At present we want to be led out of our confusion by another; but no one can lead us out of our confusion. As long as choice exists, there must be confusion.

Choice indicates confusion; yet we are very proud of that choice, which we call free will. It is only the [unchained] mind that does not choose, but sees directly without interpretation, without being influenced - it is only such a mind that is not confused, and can therefore proceed to discover and explore the unknowable.

The problem is, how can we experience the real, the unknown, if the mind cannot capture it through its own effort, striving? So we have to understand the mind, and why we make effort.

If we did not make effort at the physical level, we would not survive. If there were not the effort of working at a job, eating the right kind of food, taking exercise, and so on, the body would disintegrate. That is an obvious fact. So we make effort in order to survive physically.

Now, similarly, we make effort in order to survive psychologically; that is, in order to achieve what we call reality. We think that reality is a state to be attained through discipline, control, suppression, through various forms of compulsion, and we force the mind to conform to a pattern in the hope of arriving at that state.

All this implies, does it not, that the mind is continually seeking security; being afraid of uncertainty, it wants to find certainty - a certainty which is permanent, and which it calls reality, God, truth, or what you will. That is what most of us are concerned with.

We want a state in which there will be no disturbance of any kind, and which will never come to an end, a permanent state which we call peace; and the mind is making a constant effort to capture that state, to enter into it. So we have to understand the process that is involved in this effort.

As I said, just as we make effort to survive physically, so also we make effort to continue as the `me'. Do you understand? As long as I want to survive spiritually, I must make an effort [we believe] towards the attainment of that which I call reality.

Now, what is the `me' which is making this effort? What are you? Surely, you are a name attached to a bundle of memories, experiences; you are an accumulation of hidden motives and outward pursuits, of various qualities, passions, fears, virtues. All that is the `you' [we believe]... 

And that `you', you want to continue in a direction which will lead to reality; so [by habit, by what works on the physical level] you make an effort, you meditate, you practise some form of discipline.

[However, the reality is] only when the mind ceases to make this effort and is completely still without being induced or compelled to be still, only when it does not want anything, and is therefore not seeking any experience - only then is there a possibility of the coming into being of the unknown.

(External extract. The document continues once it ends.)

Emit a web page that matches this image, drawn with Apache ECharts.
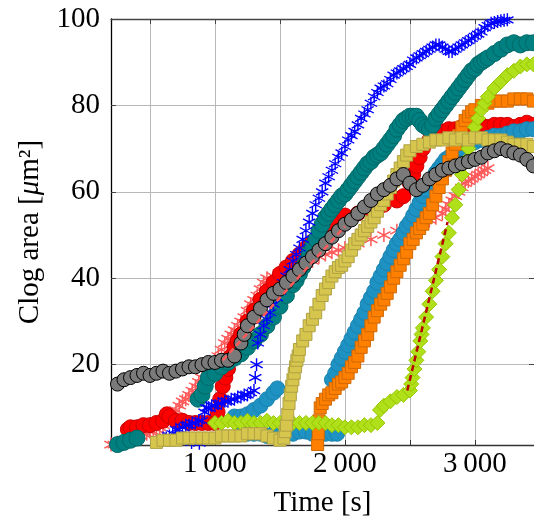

The [conditioned] mind, after all, is the result of the known, and any effort which the mind makes must be within the field of the known; therefore it cannot make an effort towards the unknown.

No movement in the field of the known can ever lead to the unknown. This again is very simple and clear.

The mind [becomes] still [not needing anything] only when it has totally renounced the known; in that stillness there is no effort, and only then is it possible for the unknown to come into being [percolating upwards from the depths, an aspect of self which we have long repressed].